------ THE INPUT

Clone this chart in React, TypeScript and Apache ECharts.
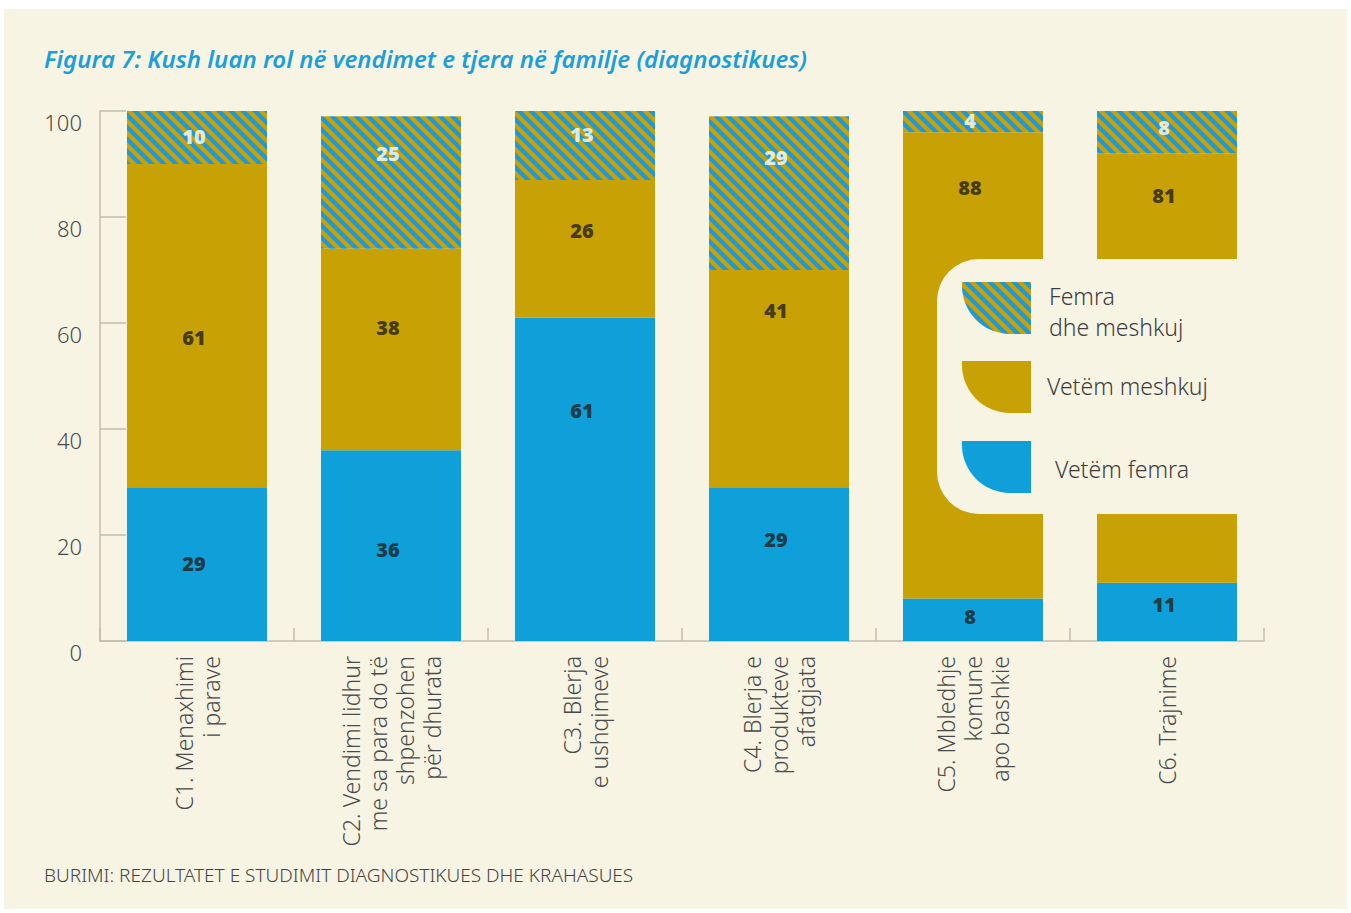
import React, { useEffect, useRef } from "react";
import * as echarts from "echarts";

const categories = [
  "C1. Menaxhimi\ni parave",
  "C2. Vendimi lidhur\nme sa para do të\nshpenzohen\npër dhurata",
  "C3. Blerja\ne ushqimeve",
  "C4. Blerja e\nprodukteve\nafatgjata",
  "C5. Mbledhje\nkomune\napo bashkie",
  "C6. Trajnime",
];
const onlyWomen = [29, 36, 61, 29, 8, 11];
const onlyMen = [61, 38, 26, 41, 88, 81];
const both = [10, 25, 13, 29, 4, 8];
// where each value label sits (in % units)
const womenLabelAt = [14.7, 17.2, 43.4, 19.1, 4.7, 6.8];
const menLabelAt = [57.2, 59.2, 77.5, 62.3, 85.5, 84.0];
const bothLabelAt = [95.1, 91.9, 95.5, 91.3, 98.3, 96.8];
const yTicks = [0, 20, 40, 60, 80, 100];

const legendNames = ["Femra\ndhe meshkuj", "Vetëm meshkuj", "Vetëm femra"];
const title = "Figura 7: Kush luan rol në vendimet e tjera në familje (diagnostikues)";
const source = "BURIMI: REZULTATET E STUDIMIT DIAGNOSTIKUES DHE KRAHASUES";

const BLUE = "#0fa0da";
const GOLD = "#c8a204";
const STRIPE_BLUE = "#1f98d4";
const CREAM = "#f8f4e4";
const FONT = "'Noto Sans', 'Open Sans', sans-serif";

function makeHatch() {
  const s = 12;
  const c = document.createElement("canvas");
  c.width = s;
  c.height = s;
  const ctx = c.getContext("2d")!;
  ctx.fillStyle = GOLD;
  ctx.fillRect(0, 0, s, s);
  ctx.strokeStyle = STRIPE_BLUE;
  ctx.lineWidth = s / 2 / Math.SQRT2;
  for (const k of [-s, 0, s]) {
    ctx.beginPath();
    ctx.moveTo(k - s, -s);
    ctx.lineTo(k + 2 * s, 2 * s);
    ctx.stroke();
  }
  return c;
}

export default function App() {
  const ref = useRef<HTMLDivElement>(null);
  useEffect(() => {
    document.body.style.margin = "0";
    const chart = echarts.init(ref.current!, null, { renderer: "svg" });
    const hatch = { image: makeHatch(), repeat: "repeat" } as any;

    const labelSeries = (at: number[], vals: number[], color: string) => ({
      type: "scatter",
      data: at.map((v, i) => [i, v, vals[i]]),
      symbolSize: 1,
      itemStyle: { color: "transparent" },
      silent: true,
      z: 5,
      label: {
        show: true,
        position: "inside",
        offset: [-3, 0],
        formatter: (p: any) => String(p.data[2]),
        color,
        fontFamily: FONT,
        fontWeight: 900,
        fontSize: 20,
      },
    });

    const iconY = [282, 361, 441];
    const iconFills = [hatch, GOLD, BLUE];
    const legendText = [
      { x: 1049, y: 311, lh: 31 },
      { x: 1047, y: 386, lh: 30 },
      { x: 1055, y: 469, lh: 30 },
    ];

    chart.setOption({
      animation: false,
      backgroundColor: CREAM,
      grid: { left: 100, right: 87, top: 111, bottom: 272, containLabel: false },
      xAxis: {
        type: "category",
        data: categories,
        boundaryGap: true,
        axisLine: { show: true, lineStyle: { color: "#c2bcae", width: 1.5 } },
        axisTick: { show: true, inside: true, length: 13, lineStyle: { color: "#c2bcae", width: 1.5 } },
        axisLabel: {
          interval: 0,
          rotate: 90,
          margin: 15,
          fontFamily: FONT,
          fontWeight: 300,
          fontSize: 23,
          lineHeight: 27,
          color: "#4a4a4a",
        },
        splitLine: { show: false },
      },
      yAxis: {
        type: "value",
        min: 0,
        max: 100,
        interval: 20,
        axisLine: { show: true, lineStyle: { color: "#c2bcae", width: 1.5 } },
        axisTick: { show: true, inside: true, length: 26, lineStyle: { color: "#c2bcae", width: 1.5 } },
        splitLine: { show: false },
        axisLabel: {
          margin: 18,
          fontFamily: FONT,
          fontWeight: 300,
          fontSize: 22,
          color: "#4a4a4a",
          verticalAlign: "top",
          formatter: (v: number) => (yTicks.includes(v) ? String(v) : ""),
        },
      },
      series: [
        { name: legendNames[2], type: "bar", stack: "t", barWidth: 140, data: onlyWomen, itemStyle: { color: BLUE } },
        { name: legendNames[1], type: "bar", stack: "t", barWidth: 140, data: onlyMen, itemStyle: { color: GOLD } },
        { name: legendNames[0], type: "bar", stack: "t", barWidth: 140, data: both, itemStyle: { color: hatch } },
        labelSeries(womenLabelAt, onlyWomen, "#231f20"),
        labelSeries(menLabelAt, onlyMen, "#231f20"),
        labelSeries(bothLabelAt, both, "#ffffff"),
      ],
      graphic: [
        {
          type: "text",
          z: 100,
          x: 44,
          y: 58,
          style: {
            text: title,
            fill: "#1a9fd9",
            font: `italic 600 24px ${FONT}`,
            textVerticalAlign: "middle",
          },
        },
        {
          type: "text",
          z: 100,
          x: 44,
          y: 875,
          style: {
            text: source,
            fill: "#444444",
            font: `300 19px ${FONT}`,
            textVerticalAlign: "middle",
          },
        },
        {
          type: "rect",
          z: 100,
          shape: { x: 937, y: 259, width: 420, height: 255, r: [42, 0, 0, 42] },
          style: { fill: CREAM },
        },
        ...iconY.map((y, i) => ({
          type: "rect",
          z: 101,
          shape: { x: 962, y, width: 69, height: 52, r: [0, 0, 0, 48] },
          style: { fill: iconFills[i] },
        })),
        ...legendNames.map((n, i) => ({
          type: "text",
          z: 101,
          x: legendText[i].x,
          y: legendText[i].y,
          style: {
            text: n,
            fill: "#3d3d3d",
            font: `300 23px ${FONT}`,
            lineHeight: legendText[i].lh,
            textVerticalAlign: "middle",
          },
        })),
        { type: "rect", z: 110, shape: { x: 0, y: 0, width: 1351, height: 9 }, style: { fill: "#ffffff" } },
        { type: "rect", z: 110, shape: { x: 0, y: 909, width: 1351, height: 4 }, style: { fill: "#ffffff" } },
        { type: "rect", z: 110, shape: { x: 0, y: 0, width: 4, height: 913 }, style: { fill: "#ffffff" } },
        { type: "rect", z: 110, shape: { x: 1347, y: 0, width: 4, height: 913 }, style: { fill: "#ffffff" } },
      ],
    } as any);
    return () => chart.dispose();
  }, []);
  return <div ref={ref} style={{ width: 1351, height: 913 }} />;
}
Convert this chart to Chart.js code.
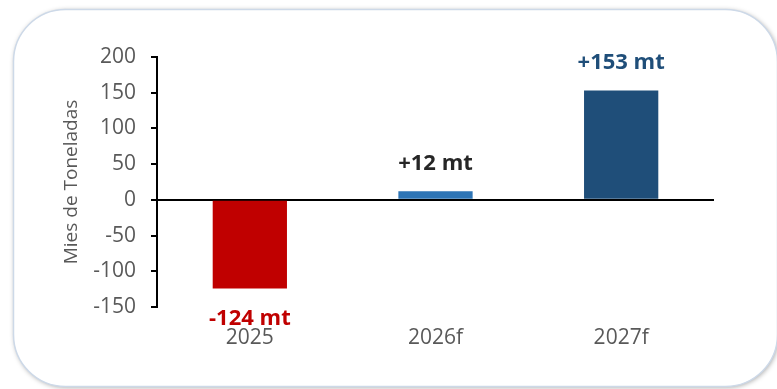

------------

WHAT THE TASK ASKS →
Except for the pictures, copy the material above exactly.

WRITTEN REPLY →
Clone this chart in React, TypeScript and Apache ECharts.
import React, { useEffect, useRef } from "react";
import * as echarts from "echarts";

const categories = [
  "C1. Menaxhimi\ni parave",
  "C2. Vendimi lidhur\nme sa para do të\nshpenzohen\npër dhurata",
  "C3. Blerja\ne ushqimeve",
  "C4. Blerja e\nprodukteve\nafatgjata",
  "C5. Mbledhje\nkomune\napo bashkie",
  "C6. Trajnime",
];
const onlyWomen = [29, 36, 61, 29, 8, 11];
const onlyMen = [61, 38, 26, 41, 88, 81];
const both = [10, 25, 13, 29, 4, 8];
// where each value label sits (in % units)
const womenLabelAt = [14.7, 17.2, 43.4, 19.1, 4.7, 6.8];
const menLabelAt = [57.2, 59.2, 77.5, 62.3, 85.5, 84.0];
const bothLabelAt = [95.1, 91.9, 95.5, 91.3, 98.3, 96.8];
const yTicks = [0, 20, 40, 60, 80, 100];

const legendNames = ["Femra\ndhe meshkuj", "Vetëm meshkuj", "Vetëm femra"];
const title = "Figura 7: Kush luan rol në vendimet e tjera në familje (diagnostikues)";
const source = "BURIMI: REZULTATET E STUDIMIT DIAGNOSTIKUES DHE KRAHASUES";

const BLUE = "#0fa0da";
const GOLD = "#c8a204";
const STRIPE_BLUE = "#1f98d4";
const CREAM = "#f8f4e4";
const FONT = "'Noto Sans', 'Open Sans', sans-serif";

function makeHatch() {
  const s = 12;
  const c = document.createElement("canvas");
  c.width = s;
  c.height = s;
  const ctx = c.getContext("2d")!;
  ctx.fillStyle = GOLD;
  ctx.fillRect(0, 0, s, s);
  ctx.strokeStyle = STRIPE_BLUE;
  ctx.lineWidth = s / 2 / Math.SQRT2;
  for (const k of [-s, 0, s]) {
    ctx.beginPath();
    ctx.moveTo(k - s, -s);
    ctx.lineTo(k + 2 * s, 2 * s);
    ctx.stroke();
  }
  return c;
}

export default function App() {
  const ref = useRef<HTMLDivElement>(null);
  useEffect(() => {
    document.body.style.margin = "0";
    const chart = echarts.init(ref.current!, null, { renderer: "svg" });
    const hatch = { image: makeHatch(), repeat: "repeat" } as any;

    const labelSeries = (at: number[], vals: number[], color: string) => ({
      type: "scatter",
      data: at.map((v, i) => [i, v, vals[i]]),
      symbolSize: 1,
      itemStyle: { color: "transparent" },
      silent: true,
      z: 5,
      label: {
        show: true,
        position: "inside",
        offset: [-3, 0],
        formatter: (p: any) => String(p.data[2]),
        color,
        fontFamily: FONT,
        fontWeight: 900,
        fontSize: 20,
      },
    });

    const iconY = [282, 361, 441];
    const iconFills = [hatch, GOLD, BLUE];
    const legendText = [
      { x: 1049, y: 311, lh: 31 },
      { x: 1047, y: 386, lh: 30 },
      { x: 1055, y: 469, lh: 30 },
    ];

    chart.setOption({
      animation: false,
      backgroundColor: CREAM,
      grid: { left: 100, right: 87, top: 111, bottom: 272, containLabel: false },
      xAxis: {
        type: "category",
        data: categories,
        boundaryGap: true,
        axisLine: { show: true, lineStyle: { color: "#c2bcae", width: 1.5 } },
        axisTick: { show: true, inside: true, length: 13, lineStyle: { color: "#c2bcae", width: 1.5 } },
        axisLabel: {
          interval: 0,
          rotate: 90,
          margin: 15,
          fontFamily: FONT,
          fontWeight: 300,
          fontSize: 23,
          lineHeight: 27,
          color: "#4a4a4a",
        },
        splitLine: { show: false },
      },
      yAxis: {
        type: "value",
        min: 0,
        max: 100,
        interval: 20,
        axisLine: { show: true, lineStyle: { color: "#c2bcae", width: 1.5 } },
        axisTick: { show: true, inside: true, length: 26, lineStyle: { color: "#c2bcae", width: 1.5 } },
        splitLine: { show: false },
        axisLabel: {
          margin: 18,
          fontFamily: FONT,
          fontWeight: 300,
          fontSize: 22,
          color: "#4a4a4a",
          verticalAlign: "top",
          formatter: (v: number) => (yTicks.includes(v) ? String(v) : ""),
        },
      },
      series: [
        { name: legendNames[2], type: "bar", stack: "t", barWidth: 140, data: onlyWomen, itemStyle: { color: BLUE } },
        { name: legendNames[1], type: "bar", stack: "t", barWidth: 140, data: onlyMen, itemStyle: { color: GOLD } },
        { name: legendNames[0], type: "bar", stack: "t", barWidth: 140, data: both, itemStyle: { color: hatch } },
        labelSeries(womenLabelAt, onlyWomen, "#231f20"),
        labelSeries(menLabelAt, onlyMen, "#231f20"),
        labelSeries(bothLabelAt, both, "#ffffff"),
      ],
      graphic: [
        {
          type: "text",
          z: 100,
          x: 44,
          y: 58,
          style: {
            text: title,
            fill: "#1a9fd9",
            font: `italic 600 24px ${FONT}`,
            textVerticalAlign: "middle",
          },
        },
        {
          type: "text",
          z: 100,
          x: 44,
          y: 875,
          style: {
            text: source,
            fill: "#444444",
            font: `300 19px ${FONT}`,
            textVerticalAlign: "middle",
          },
        },
        {
          type: "rect",
          z: 100,
          shape: { x: 937, y: 259, width: 420, height: 255, r: [42, 0, 0, 42] },
          style: { fill: CREAM },
        },
        ...iconY.map((y, i) => ({
          type: "rect",
          z: 101,
          shape: { x: 962, y, width: 69, height: 52, r: [0, 0, 0, 48] },
          style: { fill: iconFills[i] },
        })),
        ...legendNames.map((n, i) => ({
          type: "text",
          z: 101,
          x: legendText[i].x,
          y: legendText[i].y,
          style: {
            text: n,
            fill: "#3d3d3d",
            font: `300 23px ${FONT}`,
            lineHeight: legendText[i].lh,
            textVerticalAlign: "middle",
          },
        })),
        { type: "rect", z: 110, shape: { x: 0, y: 0, width: 1351, height: 9 }, style: { fill: "#ffffff" } },
        { type: "rect", z: 110, shape: { x: 0, y: 909, width: 1351, height: 4 }, style: { fill: "#ffffff" } },
        { type: "rect", z: 110, shape: { x: 0, y: 0, width: 4, height: 913 }, style: { fill: "#ffffff" } },
        { type: "rect", z: 110, shape: { x: 1347, y: 0, width: 4, height: 913 }, style: { fill: "#ffffff" } },
      ],
    } as any);
    return () => chart.dispose();
  }, []);
  return <div ref={ref} style={{ width: 1351, height: 913 }} />;
}
Convert this chart to Chart.js code.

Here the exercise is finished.